>> START Data block

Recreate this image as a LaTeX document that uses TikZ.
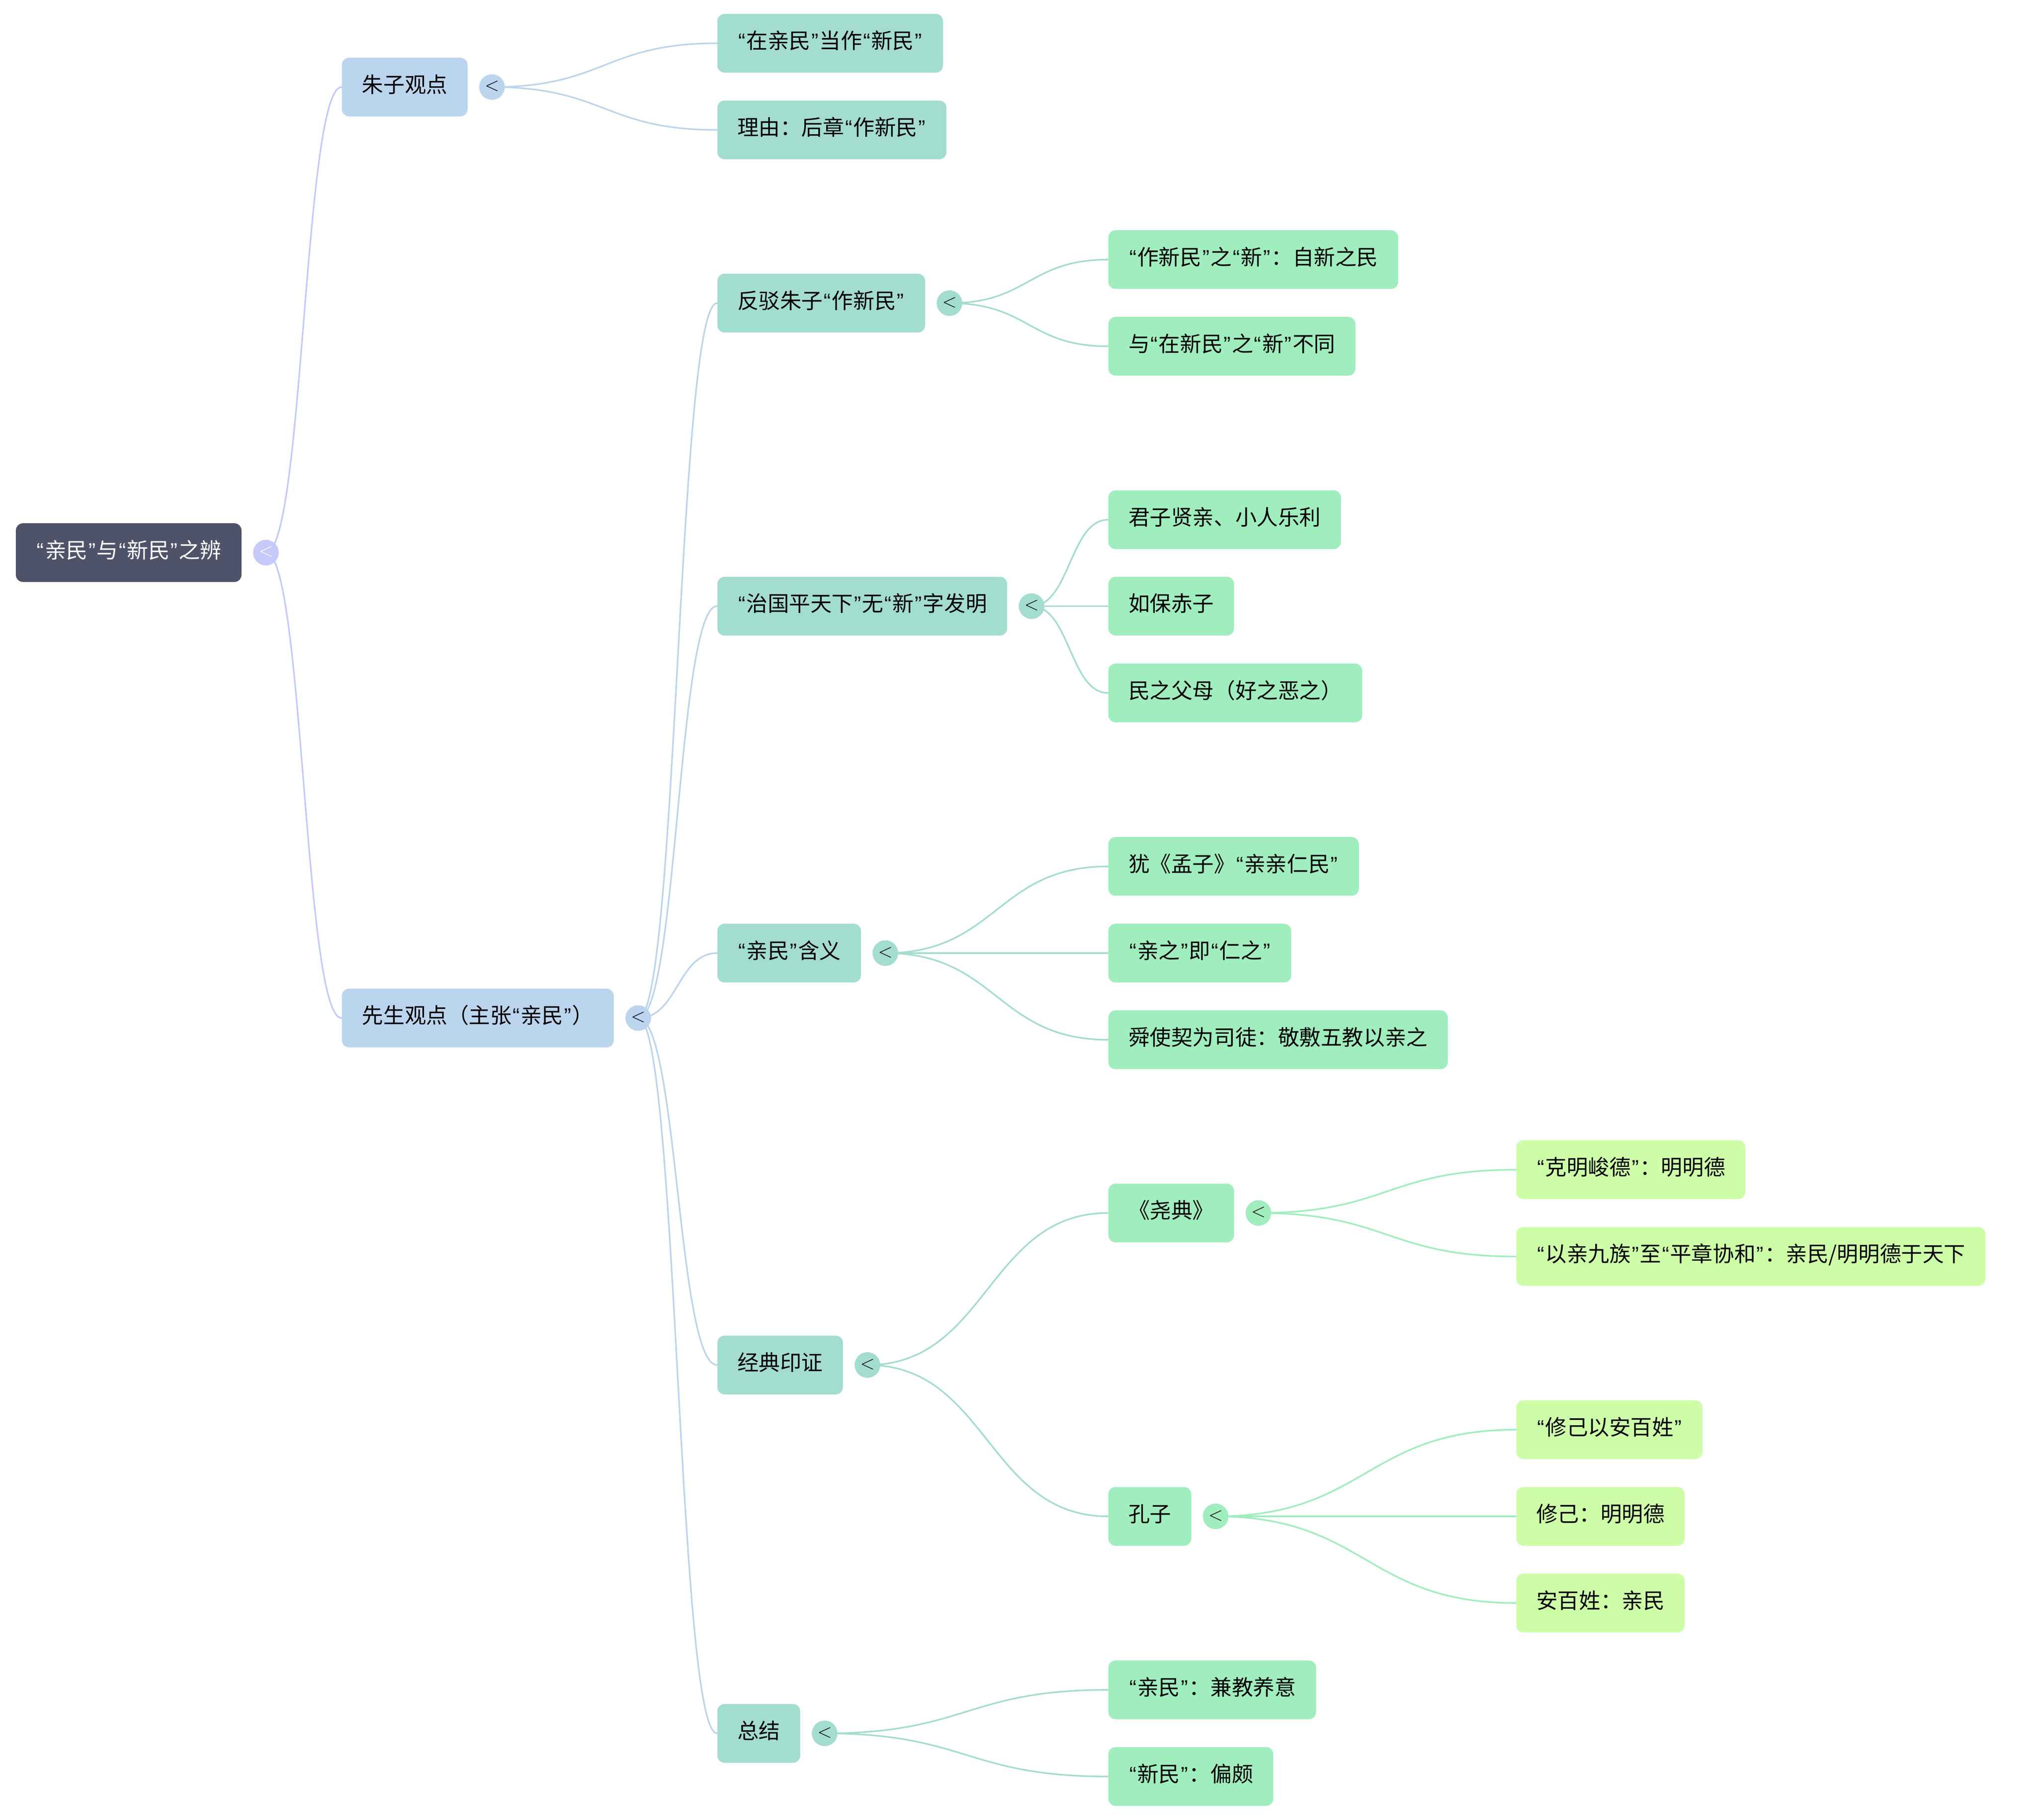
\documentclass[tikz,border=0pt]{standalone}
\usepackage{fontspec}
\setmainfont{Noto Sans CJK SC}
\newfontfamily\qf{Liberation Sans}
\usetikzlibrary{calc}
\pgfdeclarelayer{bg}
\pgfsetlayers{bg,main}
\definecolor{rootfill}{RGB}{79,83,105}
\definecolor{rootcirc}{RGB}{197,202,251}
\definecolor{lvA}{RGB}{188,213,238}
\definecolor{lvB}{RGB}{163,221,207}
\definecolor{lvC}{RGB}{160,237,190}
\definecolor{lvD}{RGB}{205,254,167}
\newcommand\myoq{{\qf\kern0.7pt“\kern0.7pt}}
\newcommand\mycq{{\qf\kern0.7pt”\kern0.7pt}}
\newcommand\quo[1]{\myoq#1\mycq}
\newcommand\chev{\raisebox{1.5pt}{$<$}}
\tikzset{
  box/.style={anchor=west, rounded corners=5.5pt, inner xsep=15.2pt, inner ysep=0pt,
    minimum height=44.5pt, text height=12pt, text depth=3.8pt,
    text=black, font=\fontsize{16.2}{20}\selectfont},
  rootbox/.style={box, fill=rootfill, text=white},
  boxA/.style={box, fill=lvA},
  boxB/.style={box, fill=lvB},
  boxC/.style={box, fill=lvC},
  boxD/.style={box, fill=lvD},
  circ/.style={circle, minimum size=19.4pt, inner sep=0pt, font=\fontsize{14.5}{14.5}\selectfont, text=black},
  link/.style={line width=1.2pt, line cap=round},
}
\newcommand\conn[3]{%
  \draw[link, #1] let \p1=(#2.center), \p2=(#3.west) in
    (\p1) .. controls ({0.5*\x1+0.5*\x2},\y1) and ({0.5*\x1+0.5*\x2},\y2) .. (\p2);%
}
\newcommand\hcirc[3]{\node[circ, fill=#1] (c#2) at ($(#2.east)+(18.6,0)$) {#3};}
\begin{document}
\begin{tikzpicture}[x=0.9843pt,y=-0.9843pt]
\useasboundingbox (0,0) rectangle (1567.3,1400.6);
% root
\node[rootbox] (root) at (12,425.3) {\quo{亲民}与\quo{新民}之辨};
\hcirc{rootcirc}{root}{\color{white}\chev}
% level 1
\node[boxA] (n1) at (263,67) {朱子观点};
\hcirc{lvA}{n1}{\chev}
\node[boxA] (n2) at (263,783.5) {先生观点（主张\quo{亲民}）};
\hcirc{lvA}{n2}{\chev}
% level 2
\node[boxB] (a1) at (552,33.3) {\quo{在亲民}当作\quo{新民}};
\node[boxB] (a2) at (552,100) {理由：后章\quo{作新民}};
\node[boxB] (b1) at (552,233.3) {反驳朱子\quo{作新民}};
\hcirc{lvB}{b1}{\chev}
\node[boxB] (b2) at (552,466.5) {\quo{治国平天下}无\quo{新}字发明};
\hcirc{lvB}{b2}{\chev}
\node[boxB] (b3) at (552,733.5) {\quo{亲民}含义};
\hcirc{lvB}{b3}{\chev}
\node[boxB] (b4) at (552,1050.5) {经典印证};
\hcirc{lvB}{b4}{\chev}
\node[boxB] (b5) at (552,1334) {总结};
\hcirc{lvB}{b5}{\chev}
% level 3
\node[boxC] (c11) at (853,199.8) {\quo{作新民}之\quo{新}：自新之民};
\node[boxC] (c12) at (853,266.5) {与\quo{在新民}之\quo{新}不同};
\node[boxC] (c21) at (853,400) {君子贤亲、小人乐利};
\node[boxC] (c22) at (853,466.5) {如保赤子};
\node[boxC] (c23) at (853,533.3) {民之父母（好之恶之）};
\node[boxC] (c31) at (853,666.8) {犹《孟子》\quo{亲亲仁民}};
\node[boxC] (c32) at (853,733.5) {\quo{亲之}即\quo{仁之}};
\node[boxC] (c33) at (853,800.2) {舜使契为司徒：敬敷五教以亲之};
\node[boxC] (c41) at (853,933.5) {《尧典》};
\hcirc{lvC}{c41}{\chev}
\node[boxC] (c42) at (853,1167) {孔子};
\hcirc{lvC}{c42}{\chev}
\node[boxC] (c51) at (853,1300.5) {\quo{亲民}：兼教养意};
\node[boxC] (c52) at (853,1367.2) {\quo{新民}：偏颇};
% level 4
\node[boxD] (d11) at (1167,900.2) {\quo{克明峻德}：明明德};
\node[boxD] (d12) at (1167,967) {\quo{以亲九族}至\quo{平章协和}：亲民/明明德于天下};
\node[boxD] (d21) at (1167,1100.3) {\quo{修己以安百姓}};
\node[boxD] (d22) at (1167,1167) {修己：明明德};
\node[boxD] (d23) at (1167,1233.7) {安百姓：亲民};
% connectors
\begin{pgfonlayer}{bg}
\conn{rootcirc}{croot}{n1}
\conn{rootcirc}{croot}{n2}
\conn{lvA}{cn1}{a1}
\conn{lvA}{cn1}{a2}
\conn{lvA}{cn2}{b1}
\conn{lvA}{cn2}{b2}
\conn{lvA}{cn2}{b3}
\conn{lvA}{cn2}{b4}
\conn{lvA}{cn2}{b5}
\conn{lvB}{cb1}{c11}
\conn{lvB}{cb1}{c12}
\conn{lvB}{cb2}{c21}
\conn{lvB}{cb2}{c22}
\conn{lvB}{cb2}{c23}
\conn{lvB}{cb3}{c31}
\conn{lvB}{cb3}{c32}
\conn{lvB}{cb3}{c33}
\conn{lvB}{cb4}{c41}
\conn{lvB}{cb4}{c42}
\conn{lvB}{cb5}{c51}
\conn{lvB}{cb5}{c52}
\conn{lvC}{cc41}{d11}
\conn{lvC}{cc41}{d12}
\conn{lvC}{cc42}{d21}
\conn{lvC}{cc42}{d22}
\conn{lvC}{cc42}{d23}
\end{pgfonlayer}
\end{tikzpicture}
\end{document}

>> END Data block

*Instruction*
Replicate the material above verbatim; images stay out of the copy.

*Solution to this problem*
Recreate this image as a LaTeX document that uses TikZ.
\documentclass[tikz,border=0pt]{standalone}
\usepackage{fontspec}
\setmainfont{Noto Sans CJK SC}
\newfontfamily\qf{Liberation Sans}
\usetikzlibrary{calc}
\pgfdeclarelayer{bg}
\pgfsetlayers{bg,main}
\definecolor{rootfill}{RGB}{79,83,105}
\definecolor{rootcirc}{RGB}{197,202,251}
\definecolor{lvA}{RGB}{188,213,238}
\definecolor{lvB}{RGB}{163,221,207}
\definecolor{lvC}{RGB}{160,237,190}
\definecolor{lvD}{RGB}{205,254,167}
\newcommand\myoq{{\qf\kern0.7pt“\kern0.7pt}}
\newcommand\mycq{{\qf\kern0.7pt”\kern0.7pt}}
\newcommand\quo[1]{\myoq#1\mycq}
\newcommand\chev{\raisebox{1.5pt}{$<$}}
\tikzset{
  box/.style={anchor=west, rounded corners=5.5pt, inner xsep=15.2pt, inner ysep=0pt,
    minimum height=44.5pt, text height=12pt, text depth=3.8pt,
    text=black, font=\fontsize{16.2}{20}\selectfont},
  rootbox/.style={box, fill=rootfill, text=white},
  boxA/.style={box, fill=lvA},
  boxB/.style={box, fill=lvB},
  boxC/.style={box, fill=lvC},
  boxD/.style={box, fill=lvD},
  circ/.style={circle, minimum size=19.4pt, inner sep=0pt, font=\fontsize{14.5}{14.5}\selectfont, text=black},
  link/.style={line width=1.2pt, line cap=round},
}
\newcommand\conn[3]{%
  \draw[link, #1] let \p1=(#2.center), \p2=(#3.west) in
    (\p1) .. controls ({0.5*\x1+0.5*\x2},\y1) and ({0.5*\x1+0.5*\x2},\y2) .. (\p2);%
}
\newcommand\hcirc[3]{\node[circ, fill=#1] (c#2) at ($(#2.east)+(18.6,0)$) {#3};}
\begin{document}
\begin{tikzpicture}[x=0.9843pt,y=-0.9843pt]
\useasboundingbox (0,0) rectangle (1567.3,1400.6);
% root
\node[rootbox] (root) at (12,425.3) {\quo{亲民}与\quo{新民}之辨};
\hcirc{rootcirc}{root}{\color{white}\chev}
% level 1
\node[boxA] (n1) at (263,67) {朱子观点};
\hcirc{lvA}{n1}{\chev}
\node[boxA] (n2) at (263,783.5) {先生观点（主张\quo{亲民}）};
\hcirc{lvA}{n2}{\chev}
% level 2
\node[boxB] (a1) at (552,33.3) {\quo{在亲民}当作\quo{新民}};
\node[boxB] (a2) at (552,100) {理由：后章\quo{作新民}};
\node[boxB] (b1) at (552,233.3) {反驳朱子\quo{作新民}};
\hcirc{lvB}{b1}{\chev}
\node[boxB] (b2) at (552,466.5) {\quo{治国平天下}无\quo{新}字发明};
\hcirc{lvB}{b2}{\chev}
\node[boxB] (b3) at (552,733.5) {\quo{亲民}含义};
\hcirc{lvB}{b3}{\chev}
\node[boxB] (b4) at (552,1050.5) {经典印证};
\hcirc{lvB}{b4}{\chev}
\node[boxB] (b5) at (552,1334) {总结};
\hcirc{lvB}{b5}{\chev}
% level 3
\node[boxC] (c11) at (853,199.8) {\quo{作新民}之\quo{新}：自新之民};
\node[boxC] (c12) at (853,266.5) {与\quo{在新民}之\quo{新}不同};
\node[boxC] (c21) at (853,400) {君子贤亲、小人乐利};
\node[boxC] (c22) at (853,466.5) {如保赤子};
\node[boxC] (c23) at (853,533.3) {民之父母（好之恶之）};
\node[boxC] (c31) at (853,666.8) {犹《孟子》\quo{亲亲仁民}};
\node[boxC] (c32) at (853,733.5) {\quo{亲之}即\quo{仁之}};
\node[boxC] (c33) at (853,800.2) {舜使契为司徒：敬敷五教以亲之};
\node[boxC] (c41) at (853,933.5) {《尧典》};
\hcirc{lvC}{c41}{\chev}
\node[boxC] (c42) at (853,1167) {孔子};
\hcirc{lvC}{c42}{\chev}
\node[boxC] (c51) at (853,1300.5) {\quo{亲民}：兼教养意};
\node[boxC] (c52) at (853,1367.2) {\quo{新民}：偏颇};
% level 4
\node[boxD] (d11) at (1167,900.2) {\quo{克明峻德}：明明德};
\node[boxD] (d12) at (1167,967) {\quo{以亲九族}至\quo{平章协和}：亲民/明明德于天下};
\node[boxD] (d21) at (1167,1100.3) {\quo{修己以安百姓}};
\node[boxD] (d22) at (1167,1167) {修己：明明德};
\node[boxD] (d23) at (1167,1233.7) {安百姓：亲民};
% connectors
\begin{pgfonlayer}{bg}
\conn{rootcirc}{croot}{n1}
\conn{rootcirc}{croot}{n2}
\conn{lvA}{cn1}{a1}
\conn{lvA}{cn1}{a2}
\conn{lvA}{cn2}{b1}
\conn{lvA}{cn2}{b2}
\conn{lvA}{cn2}{b3}
\conn{lvA}{cn2}{b4}
\conn{lvA}{cn2}{b5}
\conn{lvB}{cb1}{c11}
\conn{lvB}{cb1}{c12}
\conn{lvB}{cb2}{c21}
\conn{lvB}{cb2}{c22}
\conn{lvB}{cb2}{c23}
\conn{lvB}{cb3}{c31}
\conn{lvB}{cb3}{c32}
\conn{lvB}{cb3}{c33}
\conn{lvB}{cb4}{c41}
\conn{lvB}{cb4}{c42}
\conn{lvB}{cb5}{c51}
\conn{lvB}{cb5}{c52}
\conn{lvC}{cc41}{d11}
\conn{lvC}{cc41}{d12}
\conn{lvC}{cc42}{d21}
\conn{lvC}{cc42}{d22}
\conn{lvC}{cc42}{d23}
\end{pgfonlayer}
\end{tikzpicture}
\end{document}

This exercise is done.